Tuesday, April 11, 2006

60-something

it's officially that point in the semester when i no longer look forward to going to bed; instead of the gift of sleep, those hours just represent a huge block of time when i am not getting anything done.

i actually wake up feeling GUILTY.

Sunday, April 09, 2006

x-rays from hell

On AIDS, art, the everyday, and the collision of public and private, David Wojnarowicz:

"To make the private into something public is an action that has terrific repercussions in the pre-invented world.
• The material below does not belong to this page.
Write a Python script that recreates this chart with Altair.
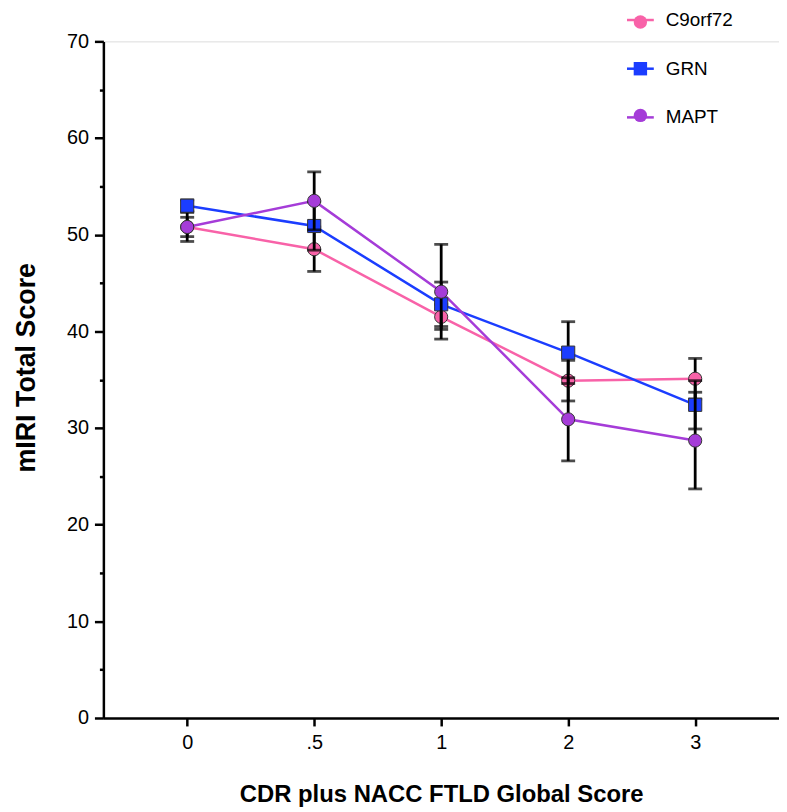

The government has the job of maintaining the day to day illusion of the ONE TRIBE NATION. Each public disclosure of a private reality becomes something of a magnet that can attract others with a similar frame of reference; thus each public disclosure of a fragment of private reality serves as a dismantling tool against the illusion of ONE TRIBE NATION; it lifts the curtains for a brief peek and reveals the possible existence of literally millions of tribe, the term GENERAL PUBLIC disintegrates. If GENERAL PUBLIC disintegrates, what happens next is the possibility of an X-RAY OF CIVILIZATION, an examination of its foundations. To turn our private grief at the loss of friends, family, lovers and strangers into something public would serve as another powerful dismantling tool. It would dispel the notion that this virus has a sexual orientation or the notion that the government and medical community has done very much to ease the spread or advance,ment of this disease."

Tuesday, April 04, 2006

we're here, we're Ruddys, get used to it

In Samuel Delaney's _Times Square Red, Times Square Blue_, the author describes a bar in Times Square called "Ruddy's." A jazz bar in its current incarnation, Ruddy's had, as of 1997, begun attracting a more "upscale" clientele.

Although Delany doesn't name Ruddy's as specifically a "gay" bar, I like to think that, like Ruddys themselves, it's an ally.

And I should mention here that the bar is probably named for the REAL Ruddys, i.e., those who are Irish, as opposed to the Russian Ruddys, who used to be Rudovskys, and of whom I am one.

Still, had I known of the existence of this bar, you better believe I would have been in there demanding my free drink.

There is, also, a part of me that wishes that Ruddy's WAS a gay bar, a fact that I could, if I were so inclined, leverage against my more conservative relatives for, like, eternity. And I would probably have enjoyed that free drink even more.